**WORK INSTRUCTIONS**
Only the lines from the start of the data to the line containing "70 * 9.95]);", both included, should be output, exactly and without pictures.

**DATA BLOCK**
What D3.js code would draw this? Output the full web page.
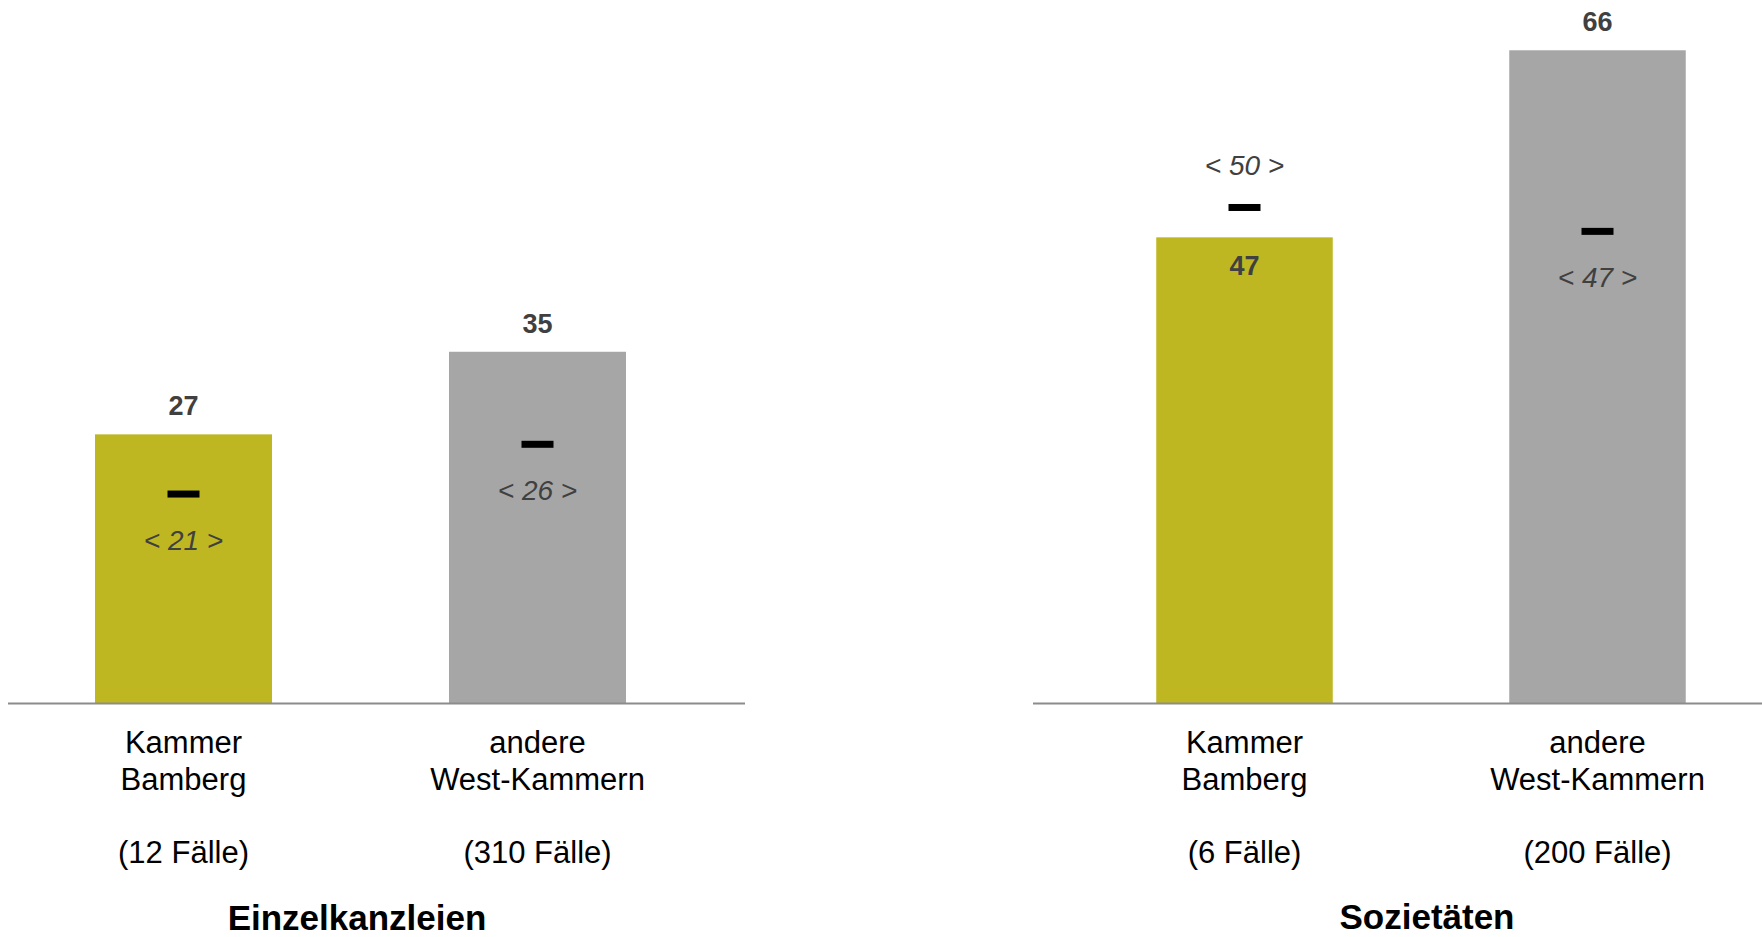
<!DOCTYPE html>
<html>
<head>
<meta charset="utf-8">
<script src="https://cdn.jsdelivr.net/npm/d3@7"></script>
<style>
  html, body { margin: 0; padding: 0; background: #fff; }
  svg { display: block; font-family: "Liberation Sans", Arial, sans-serif; }
</style>
</head>
<body>
<svg id="chart" width="1762" height="937"></svg>
<script>
// ---- data (labels show rounded values) ----
const panels = ["Einzelkanzleien", "Sozietäten"];
const categories = ["Kammer Bamberg", "andere West-Kammern"];
const categoryLines = [["Kammer", "Bamberg"], ["andere", "West-Kammern"]];
const cases = [["(12 Fälle)", "(310 Fälle)"], ["(6 Fälle)", "(200 Fälle)"]];
const barValues = [[27, 35.3], [46.8, 65.6]];
const meanValues = [[21, 26], [49.8, 47.4]];
const meanLabelAbove = [[false, false], [true, false]];
const valueLabelInside = [[false, false], [true, false]];
const colors = ["#BFB722", "#A6A6A6"];

// ---- layout ----
const svg = d3.select("#chart");
const baseline = 703;
const y = d3.scaleLinear().domain([0, 70]).range([baseline, baseline - 70 * 9.95]);

const panelLayout = [
  { range: [6.5, 714.5], axis: [8, 745], titleX: 357, titleY: 930 },
  { range: [1068, 1774], axis: [1033, 1762], titleX: 1427, titleY: 929 }
];

panels.forEach((pName, pi) => {
  const L = panelLayout[pi];
  const x = d3.scaleBand().domain(categories).range(L.range)
    .paddingInner(0.5).paddingOuter(0.25);
  const g = svg.append("g");

  const rows = categories.map((c, i) => ({
    cat: c, v: barValues[pi][i], m: meanValues[pi][i],
    above: meanLabelAbove[pi][i], inside: valueLabelInside[pi][i],
    lines: categoryLines[i], cases: cases[pi][i], color: colors[i]
  }));

  // bars
  g.selectAll("rect.bar").data(rows).join("rect")
    .attr("class", "bar")
    .attr("x", d => x(d.cat))
    .attr("width", x.bandwidth())
    .attr("y", d => y(d.v))
    .attr("height", d => y(0) - y(d.v))
    .attr("fill", d => d.color);

  // axis line
  g.append("line")
    .attr("x1", L.axis[0]).attr("x2", L.axis[1])
    .attr("y1", baseline + 0.5).attr("y2", baseline + 0.5)
    .attr("stroke", "#8C8C8C").attr("stroke-width", 2);

  // value labels
  g.selectAll("text.val").data(rows).join("text")
    .attr("class", "val")
    .attr("x", d => x(d.cat) + x.bandwidth() / 2)
    .attr("y", d => d.inside ? y(d.v) + 38 : y(d.v) - 19)
    .attr("text-anchor", "middle")
    .attr("font-size", 27).attr("font-weight", "bold")
    .attr("fill", "#404040")
    .text(d => Math.round(d.v));

  // mean markers
  g.selectAll("rect.mean").data(rows).join("rect")
    .attr("class", "mean")
    .attr("x", d => x(d.cat) + x.bandwidth() / 2 - 16)
    .attr("width", 32)
    .attr("y", d => y(d.m) - 3.5)
    .attr("height", 7)
    .attr("fill", "#000");

  // mean labels
  g.selectAll("text.mean").data(rows).join("text")
    .attr("class", "mean")
    .attr("x", d => x(d.cat) + x.bandwidth() / 2)
    .attr("y", d => d.above ? y(d.m) - 32 : y(d.m) + 56)
    .attr("text-anchor", "middle")
    .attr("font-size", 28).attr("font-style", "italic")
    .attr("fill", "#404040")
    .text(d => "< " + Math.round(d.m) + " >");

  // category labels
  rows.forEach(d => {
    const cx = x(d.cat) + x.bandwidth() / 2;
    d.lines.forEach((ln, li) => {
      g.append("text").attr("x", cx).attr("y", 753 + li * 37)
        .attr("text-anchor", "middle").attr("font-size", 31)
        .attr("fill", "#000").text(ln);
    });
    g.append("text").attr("x", cx).attr("y", 863)
      .attr("text-anchor", "middle").attr("font-size", 31)
      .attr("fill", "#000").text(d.cases);
  });

  // panel title
  g.append("text").attr("x", L.titleX).attr("y", L.titleY)
    .attr("text-anchor", "middle").attr("font-size", 35)
    .attr("font-weight", "bold").attr("fill", "#000").text(pName);
});
</script>
</body>
</html>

**OUTPUT OF THE TASK**
What D3.js code would draw this? Output the full web page.
<!DOCTYPE html>
<html>
<head>
<meta charset="utf-8">
<script src="https://cdn.jsdelivr.net/npm/d3@7"></script>
<style>
  html, body { margin: 0; padding: 0; background: #fff; }
  svg { display: block; font-family: "Liberation Sans", Arial, sans-serif; }
</style>
</head>
<body>
<svg id="chart" width="1762" height="937"></svg>
<script>
// ---- data (labels show rounded values) ----
const panels = ["Einzelkanzleien", "Sozietäten"];
const categories = ["Kammer Bamberg", "andere West-Kammern"];
const categoryLines = [["Kammer", "Bamberg"], ["andere", "West-Kammern"]];
const cases = [["(12 Fälle)", "(310 Fälle)"], ["(6 Fälle)", "(200 Fälle)"]];
const barValues = [[27, 35.3], [46.8, 65.6]];
const meanValues = [[21, 26], [49.8, 47.4]];
const meanLabelAbove = [[false, false], [true, false]];
const valueLabelInside = [[false, false], [true, false]];
const colors = ["#BFB722", "#A6A6A6"];

// ---- layout ----
const svg = d3.select("#chart");
const baseline = 703;
const y = d3.scaleLinear().domain([0, 70]).range([baseline, baseline - 70 * 9.95]);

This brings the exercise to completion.